Nous en déduisons l’effet dommageable de la colère, et à quel point elle pousse la personne à réagir de manière autodestructrice[2].
Il est intéressant d’analyser plus en détail les raisons d’une telle conduite. Quand un homme est offensé, il ressent un grand plaisir à réagir spontanément et à redresser celui qui a osé lui parler de la sorte. Par contre, après cette satisfaction instantanée, il doit affronter une réaction brutale qui entraîne des sentiments négatifs.
Logiquement, il aurait pu tirer leçon, reconnaître les dommages à long terme de son impulsivité et se maîtriser dans une situation semblable à venir. Mais ce n’est pas ce qui se passe ; dans la plupart des cas, il continue à tomber dans le même piège. Malheureusement, on s’habitue à se focaliser sur les résultats immédiats de ses actions plutôt que sur les répercussions à long terme. Il faut de gros efforts et beaucoup d’autodiscipline pour se départir de ce genre d’attitude pernicieuse.
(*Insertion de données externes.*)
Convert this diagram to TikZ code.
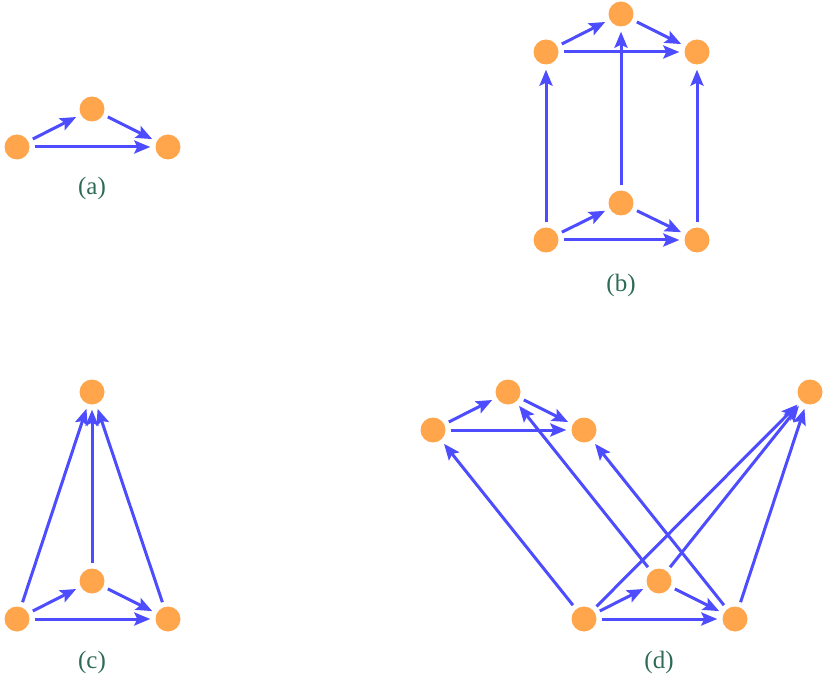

Ce comportement problématique est présent dans de nombreux aspects de la Avodat Hachem.
Le Midrach Tan’houma fournit un exemple illustrant ce phénomène. Un homme vertueux dont le père était un alcoolique invétéré aperçut un jour un ivrogne se vautrer dans les égouts de la ville. Des jeunes spectateurs le frappaient et le traitaient de manière très dégradante. Quand le fils vit cette scène déplorable, il décida de faire venir son père, avec l’espoir que celui-ci se rendrait alors compte des effets dramatiques qu’entraîne l’alcoolisme. Que fit le père ? Il alla vers l’ivrogne et lui demanda chez quel marchand de vin il avait acheté sa bouteille ! Le fils choqué dit à son père qu’il l’avait amené pour qu’il prenne conscience de l’humiliation que cet homme était en train de subir et qu’il sache qu’il lui ressemblait quand il était aviné, en espérant qu’il arrête de boire. Son père lui répondit que son plus grand plaisir dans la vie était la boisson[3]. Il était très probablement conscient du tort que l’alcool pouvait causer, mais il était tellement préoccupé par le plaisir immédiat qu’il procure, qu’il en fut aveuglé et négligea ses dégâts.
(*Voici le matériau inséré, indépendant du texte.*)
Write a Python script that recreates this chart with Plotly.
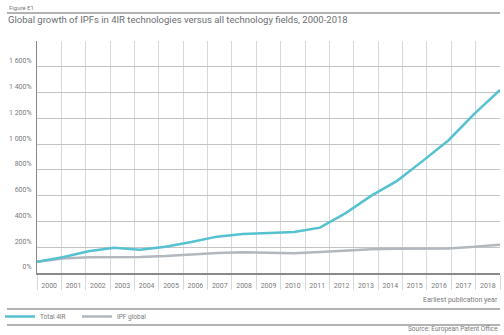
import plotly.graph_objects as go

years = list(range(2000, 2019))
total_4ir = [88, 122, 168, 195, 180, 203, 240, 282, 303, 310, 318, 352, 465, 600, 715, 870, 1030, 1235, 1420]
ipf_global = [88, 113, 123, 124, 125, 132, 145, 155, 161, 159, 153, 162, 173, 184, 188, 188, 191, 203, 220]
y_ticks = [0, 200, 400, 600, 800, 1000, 1200, 1400, 1600, 1800]
y_ticktext = ["0%", "200%", "400%", "600%", "800%", "1 000%", "1 200%", "1 400%", "1 600%", ""]

W, H = 504, 335
L, R, T, B = 37, 4, 41, 62
PW, PH = W - L - R, H - T - B

def px(x):
    return (x - L) / PW

def py(y):
    return (H - B - y) / PH

FONT = "Roboto, sans-serif"
TXT = "#7a7a7a"

fig = go.Figure()
fig.add_trace(go.Scatter(x=years, y=ipf_global, mode="lines", name="IPF global",
                         line=dict(color="#b3b8be", width=2.5), legendrank=2))
fig.add_trace(go.Scatter(x=years, y=total_4ir, mode="lines", name="Total 4IR",
                         line=dict(color="#56c1d0", width=2.5), legendrank=1))
fig.add_trace(go.Scatter(x=[2000], y=[None], xaxis="x2", showlegend=False, hoverinfo="skip"))

fig.update_layout(
    width=W, height=H,
    margin=dict(l=L, r=R, t=T, b=B, autoexpand=False),
    paper_bgcolor="white", plot_bgcolor="white",
    font=dict(family=FONT, size=8, color=TXT),
    showlegend=True,
    legend=dict(orientation="h", x=px(0), y=py(316.5), xanchor="left", yanchor="middle",
                font=dict(size=6.5, color=TXT), itemwidth=30, entrywidth=32,
                tracegroupgap=0, bgcolor="rgba(0,0,0,0)"),
    xaxis=dict(range=[2000, 2018], showgrid=False, showticklabels=False, showline=False,
               ticks="", zeroline=False, fixedrange=True),
    xaxis2=dict(overlaying="x", anchor="y", side="bottom", range=[1999.5, 2018.5],
                tickmode="linear", tick0=2000, dtick=1, ticks="", showgrid=False,
                tickfont=dict(size=7, color=TXT), ticklabelstandoff=5,
                showline=True, linecolor="#8a8a8a", linewidth=1.5, zeroline=False,
                minor=dict(tickmode="linear", tick0=1999.5, dtick=1, showgrid=True,
                           gridcolor="#d3dae2", gridwidth=1, ticks="outside",
                           ticklen=15, tickcolor="#d3dae2", tickwidth=1)),
    yaxis=dict(range=[0, 1800], tickvals=y_ticks, ticktext=y_ticktext,
               showgrid=True, gridcolor="#c4c4c4", gridwidth=1, zeroline=False,
               showline=True, linecolor="#8a8a8a", linewidth=1,
               tickfont=dict(size=7, color=TXT), ticks="", ticklabelstandoff=3,
               ticklabelshift=-6),
)

shapes = []
for yy in (13, 309, 325):
    shapes.append(dict(type="line", xref="paper", yref="paper", x0=px(7), x1=px(500),
                       y0=py(yy), y1=py(yy), line=dict(color="#9a9a9a", width=1.5)))
fig.update_layout(shapes=shapes)

ann = [
    dict(text="Figure E1", x=px(7), y=py(7), xanchor="left", yanchor="middle",
         font=dict(size=6, color=TXT)),
    dict(text="Global growth of IPFs in 4IR technologies versus all technology fields, 2000-2018",
         x=px(6), y=py(19.5), xanchor="left", yanchor="middle",
         font=dict(size=9.5, color="#6b6e72")),
    dict(text="Earliest publication year", x=px(500), y=py(300), xanchor="right",
         yanchor="middle", font=dict(size=7, color=TXT)),
    dict(text="Source: European Patent Office", x=px(500), y=py(329), xanchor="right",
         yanchor="middle", font=dict(size=6.5, color=TXT)),
]
for a in ann:
    a.update(xref="paper", yref="paper", showarrow=False)
fig.update_layout(annotations=ann)

fig.write_html("out.html")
Cette stratégie du yétser hara, qui cherche à troubler la personne quant aux conséquences négatives de son comportement sur le long terme, est très efficace pour entraver sa avodat Hachem. Que ce soit les réponses destructives, les accoutumances ou d’autres domaines, il est essentiel de régler ce problème si l’on désire réaliser son potentiel.
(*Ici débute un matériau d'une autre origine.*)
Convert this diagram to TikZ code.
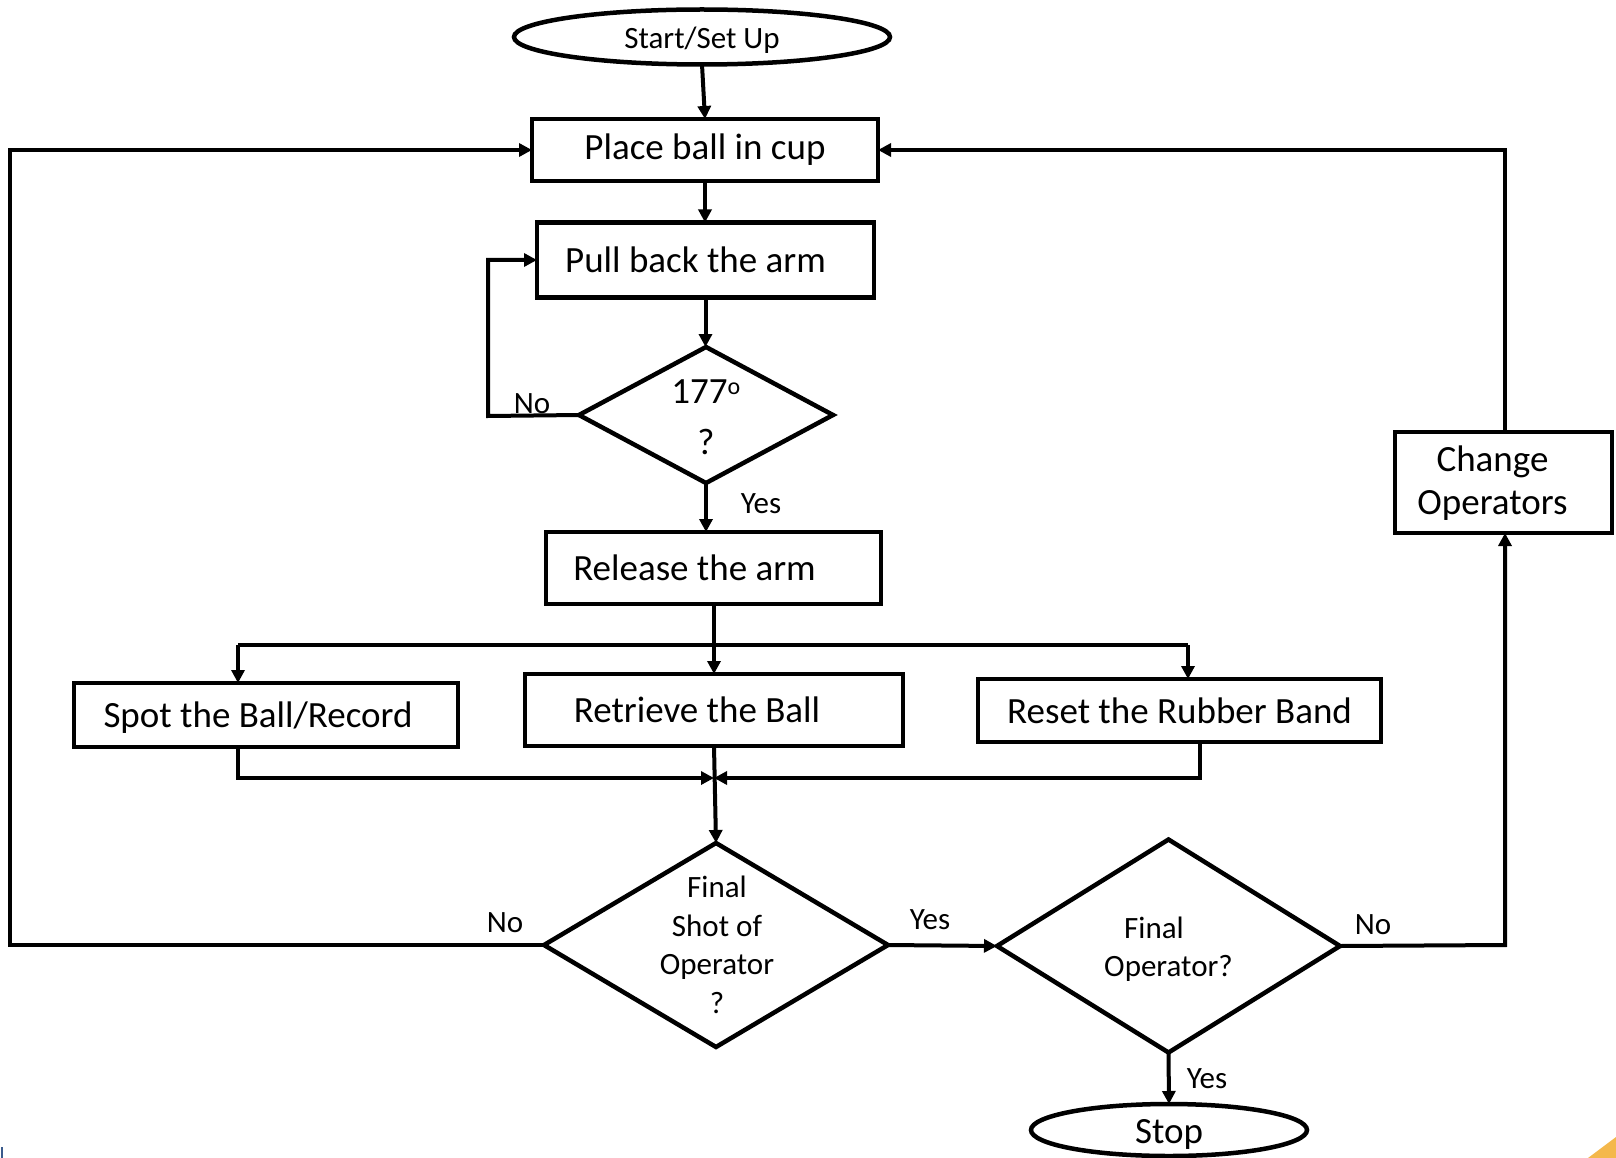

Pour commencer, nous devons réaliser, savoir (dans l’intellect) que ce genre de réaction, qui est devenue une seconde nature, est extrêmement nuisible. Si l’on prend l’exemple de la colère, il faut prendre conscience que le court plaisir que l’on peut ressentir après avoir crié sur sa femme, sur son enfant ou sur son ami est un bonheur illusoire créé par le yétser hara ; et il ne sert, par la suite, qu’à endommager ses relations.
La deuxième étape consiste à anticiper les situations de nissayon, avant qu’elles ne se présentent, afin de pouvoir préparer mentalement sa réponse sans se laisser emporter par les émotions, dans le feu de l’action. Ainsi, quand on sera offensé, on pourra faire preuve de sang-froid et ne pas se laisser aller à une irritation naturelle, car on saura que les cris ne feront qu’aggraver la situation.
Ce n’est pas chose facile, mais avec un peu d’espoir et de temps, on parviendra à intérioriser ce savoir et à réagir de manière calme et raisonnée. La plaie des grenouilles nous offre un enseignement vital quant à la nature destructrice de la colère et des réflexions sur le court terme.
Puissions-nous apprendre la leçon donnée par le Steipler et canaliser positivement nos réactions.
[1] Rachi Parachat Vaéra, Chemot, 8:2.
[2] Birkat Peretz, Vaéra.
[3] Midrach Tan’houma (fin de parachat Chemini), rapporté dans Si’hot Moussar, maamar 1, p. 4.